SNM:
Did you mean to index nodes with Neo4J or create a set of nodes within
Neo4J that represent what a spider has crawled externally to the Neo
instance? If the latter, following on what Michael recommended, depending
on how dynamic your pages are, if a page has multiple states, you might
also add extra nodes for linking those states if they adhere to RESTful
architectural principles (a unique URI for each state representation).
Deep linking and indexing of dynamic content was a big concern of many
people before Google provided guidance on how to do it properly.
Refs:
http://support.google.com/webmasters/bin/answer.py?hl=en&answer=174993
http://support.google.com/webmasters/bin/answer.py?hl=en&answer=72746#1
If you are wanting to index links that are already within a Neo4J database
and make that information available from outside Neo, running cypher
queries and pre-building the results page (façade pattern) might be
effective if your audience wants to see the data. Google uses this
principle in their core search.
Cheers!
Duane Nickull
"Aus Berlin jetzt!"
***********************************
Technoracle Advanced Systems Inc.
Consulting and Contracting; Proven Results!

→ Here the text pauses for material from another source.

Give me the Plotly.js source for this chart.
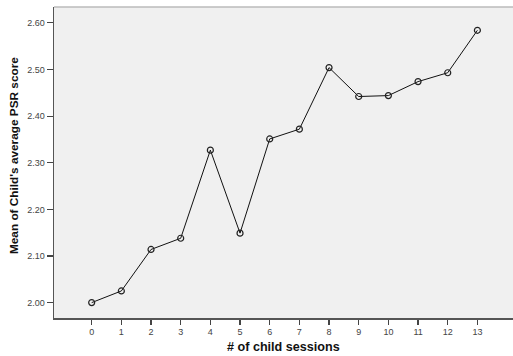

i. Neo4J, PDF, Java, LiveCycle ES, Flex, AIR, CQ5 & Mobile
b. http://technoracle.blogspot.com
t. @duanechaos
"Don't fear the Graph! Embrace Neo4J"
On 2012-10-01 6:07 AM, "Michael Hunger" <michael.hun...@neotechnology.com>
wrote:
>You create nodes for the pages and relationships for the links pointing
>to other pages,
>the link-text can be put as an property on the relationships.
>The page text, title and crawl-date can be put as property on the nodes.
>Michael
>Am 01.10.2012 um 13:55 schrieb snm:
>> I am working on a multithreaded spider and i want to index links in
>>neo4j database. How can i do that automatically?
>> --
>--